» WRITTEN INSTRUCTION
Retype the records below from their first line through the line holding "ax.set_xlim(0, 1500)", including both ends and no pictures.

# Start of RECORDS

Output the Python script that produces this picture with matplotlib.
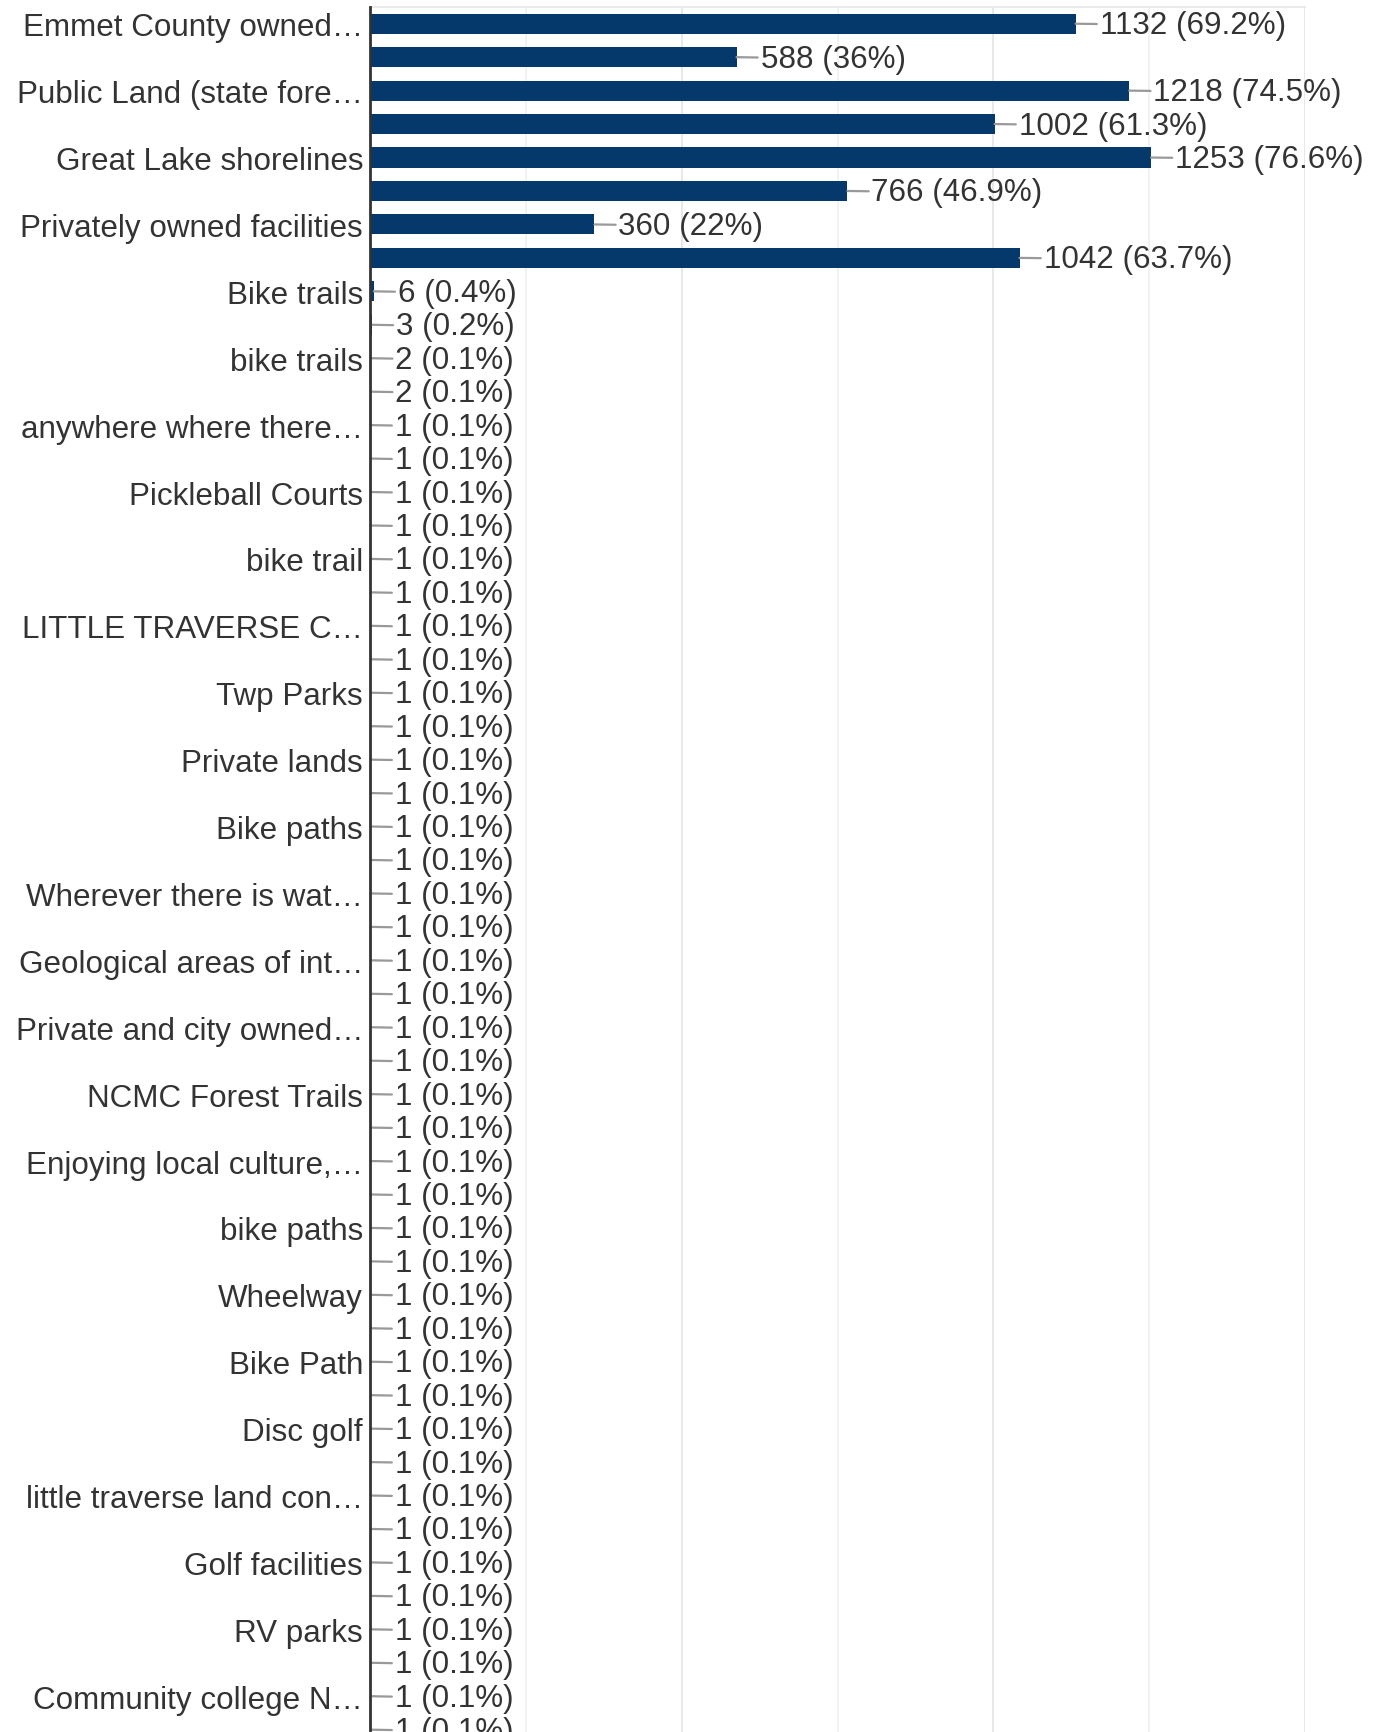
import matplotlib.pyplot as plt
from matplotlib.ticker import MultipleLocator

plt.rcParams['font.family'] = ['Liberation Sans', 'DejaVu Sans']

# only every other category label is shown in the chart
labels = [
    "Emmet County owned…", "", "Public Land (state fore…", "", "Great Lake shorelines", "",
    "Privately owned facilities", "", "Bike trails", "", "bike trails", "",
    "anywhere where there…", "", "Pickleball Courts", "", "bike trail", "",
    "LITTLE TRAVERSE C…", "", "Twp Parks", "", "Private lands", "", "Bike paths", "",
    "Wherever there is wat…", "", "Geological areas of int…", "", "Private and city owned…", "",
    "NCMC Forest Trails", "", "Enjoying local culture,…", "", "bike paths", "", "Wheelway", "",
    "Bike Path", "", "Disc golf", "", "little traverse land con…", "", "Golf facilities", "",
    "RV parks", "", "Community college N…", "",
]
counts = [1132, 588, 1218, 1002, 1253, 766, 360, 1042, 6, 3, 2, 2] + [1] * 40
percents = ["69.2", "36", "74.5", "61.3", "76.6", "46.9", "22", "63.7",
            "0.4", "0.2", "0.1", "0.1"] + ["0.1"] * 40

BAR = "#05386b"
TEXT = "#333333"

W, H = 1379, 1733
fig = plt.figure(figsize=(W / 100, H / 100), dpi=100)
row_px = 33.45
n = len(counts)
top_px = 8
left_px, right_px = 370, 1305
ax_h = n * row_px
ax = fig.add_axes([left_px / W, (H - top_px - ax_h) / H, (right_px - left_px) / W, ax_h / H])

y = list(range(n))
ax.barh(y, counts, height=0.6, color=BAR, zorder=3)
ax.set_ylim(n - 0.5, -0.5)
ax.set_xlim(0, 1500)

for i, (v, p) in enumerate(zip(counts, percents)):
    ax.annotate(f"{v} ({p}%)", xy=(v, i), xytext=(24, -1.5), textcoords="offset pixels",
                va="center", ha="left", fontsize=22.6, color=TEXT, annotation_clip=False,
                arrowprops=dict(arrowstyle="-", color="#999999", lw=1.6, shrinkA=0, shrinkB=0))

ax.set_yticks(y)
ax.set_yticklabels(labels, fontsize=22.6, color=TEXT)
ax.tick_params(axis="y", length=0, pad=5)

ax.xaxis.set_major_locator(MultipleLocator(500))
ax.xaxis.set_minor_locator(MultipleLocator(250))
ax.tick_params(axis="x", which="both", length=0, labelbottom=False)
ax.grid(axis="x", which="major", color="#e4e4e4", lw=1.2, zorder=0)
ax.grid(axis="x", which="minor", color="#f0f0f0", lw=1.2, zorder=0)

for side in ("right", "bottom"):
    ax.spines[side].set_visible(False)
ax.spines["top"].set_color("#e8e8e8")
ax.spines["top"].set_linewidth(1.2)
ax.spines["left"].set_color("#333333")
ax.spines["left"].set_linewidth(2)
ax.spines["left"].set_zorder(4)

fig.savefig("out.png", dpi=100)
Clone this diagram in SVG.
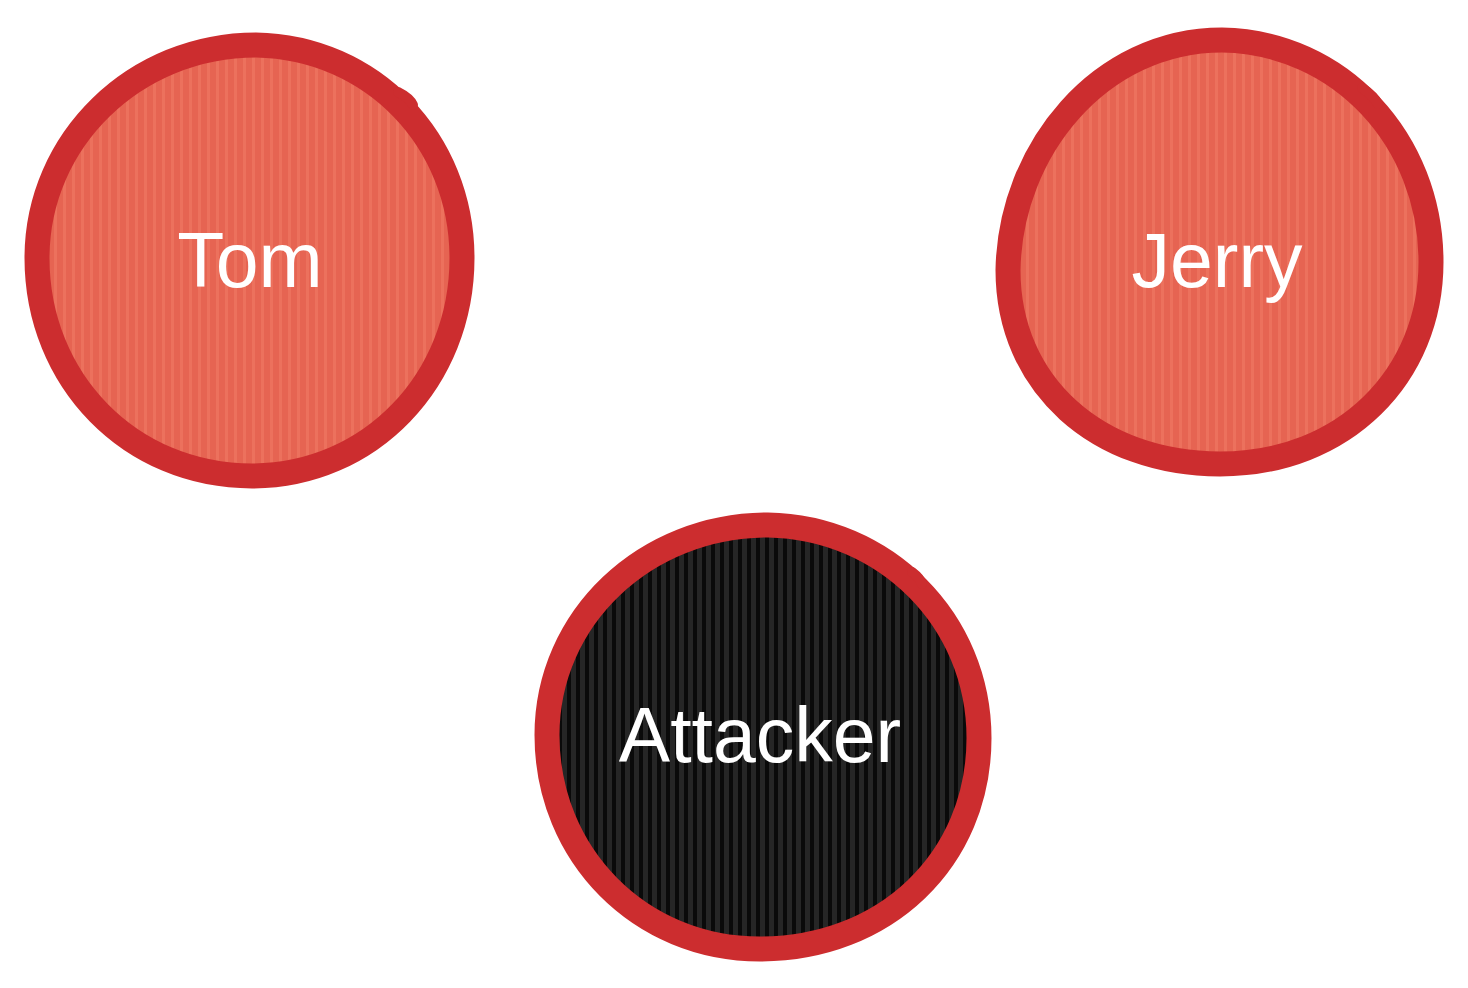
<svg xmlns="http://www.w3.org/2000/svg" width="1468" height="988" viewBox="0 0 1468 988">
  <defs>
    <pattern id="redStripes" x="0" y="0" width="9" height="9" patternUnits="userSpaceOnUse">
      <rect width="9" height="9" fill="#e66452"/>
      <rect x="0" width="3" height="9" fill="#ec715d"/>
    </pattern>
    <pattern id="darkStripes" x="0" y="0" width="9" height="9" patternUnits="userSpaceOnUse">
      <rect width="9" height="9" fill="#262626"/>
      <rect x="0" width="4" height="9" fill="#0a0a0a"/>
    </pattern>
  </defs>
  <style>
    .ring { stroke: #cc2d2f; stroke-width: 25; stroke-linejoin: round; stroke-linecap: round; }
    .tick { fill: none; stroke: #cc2d2f; stroke-width: 10; stroke-linecap: round; }
    .label { font-family: "Liberation Sans", Arial, Helvetica, sans-serif; font-size: 77px; fill: #ffffff; text-anchor: middle; }
  </style>
  <g id="connectors"></g>
  <g id="node-tom">
    <path class="ring" fill="url(#redStripes)" d="M 37,258 C 37,140 135,45 256,45 C 372,47 462,140 462,258 C 462,380 370,476 252,476 C 130,476 37,380 37,258 Z"/>
    <path class="tick" d="M 398,92 Q 410,98 413,105"/>
    <text class="label" x="250" y="287">Tom</text>
  </g>
  <g id="node-jerry">
    <path class="ring" fill="url(#redStripes)" d="M 1008,270 C 1010,150 1100,40 1222,40 C 1340,42 1431,140 1431,262 C 1431,375 1345,464 1220,464 C 1098,464 1008,385 1008,270 Z"/>
    <path class="tick" d="M 1362,88 Q 1374,96 1378,104"/>
    <text class="label" x="1217" y="287">Jerry</text>
  </g>
  <g id="node-attacker">
    <path class="ring" fill="url(#darkStripes)" d="M 547,735 C 547,618 645,525 768,525 C 885,527 979,620 979,738 C 979,860 885,949 760,949 C 640,949 547,855 547,735 Z"/>
    <path class="tick" d="M 912,572 Q 920,578 922,584"/>
    <text class="label" x="760" y="762">Attacker</text>
  </g>
</svg>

# End of RECORDS

» WRITTEN REPLY
Output the Python script that produces this picture with matplotlib.
import matplotlib.pyplot as plt
from matplotlib.ticker import MultipleLocator

plt.rcParams['font.family'] = ['Liberation Sans', 'DejaVu Sans']

# only every other category label is shown in the chart
labels = [
    "Emmet County owned…", "", "Public Land (state fore…", "", "Great Lake shorelines", "",
    "Privately owned facilities", "", "Bike trails", "", "bike trails", "",
    "anywhere where there…", "", "Pickleball Courts", "", "bike trail", "",
    "LITTLE TRAVERSE C…", "", "Twp Parks", "", "Private lands", "", "Bike paths", "",
    "Wherever there is wat…", "", "Geological areas of int…", "", "Private and city owned…", "",
    "NCMC Forest Trails", "", "Enjoying local culture,…", "", "bike paths", "", "Wheelway", "",
    "Bike Path", "", "Disc golf", "", "little traverse land con…", "", "Golf facilities", "",
    "RV parks", "", "Community college N…", "",
]
counts = [1132, 588, 1218, 1002, 1253, 766, 360, 1042, 6, 3, 2, 2] + [1] * 40
percents = ["69.2", "36", "74.5", "61.3", "76.6", "46.9", "22", "63.7",
            "0.4", "0.2", "0.1", "0.1"] + ["0.1"] * 40

BAR = "#05386b"
TEXT = "#333333"

W, H = 1379, 1733
fig = plt.figure(figsize=(W / 100, H / 100), dpi=100)
row_px = 33.45
n = len(counts)
top_px = 8
left_px, right_px = 370, 1305
ax_h = n * row_px
ax = fig.add_axes([left_px / W, (H - top_px - ax_h) / H, (right_px - left_px) / W, ax_h / H])

y = list(range(n))
ax.barh(y, counts, height=0.6, color=BAR, zorder=3)
ax.set_ylim(n - 0.5, -0.5)
ax.set_xlim(0, 1500)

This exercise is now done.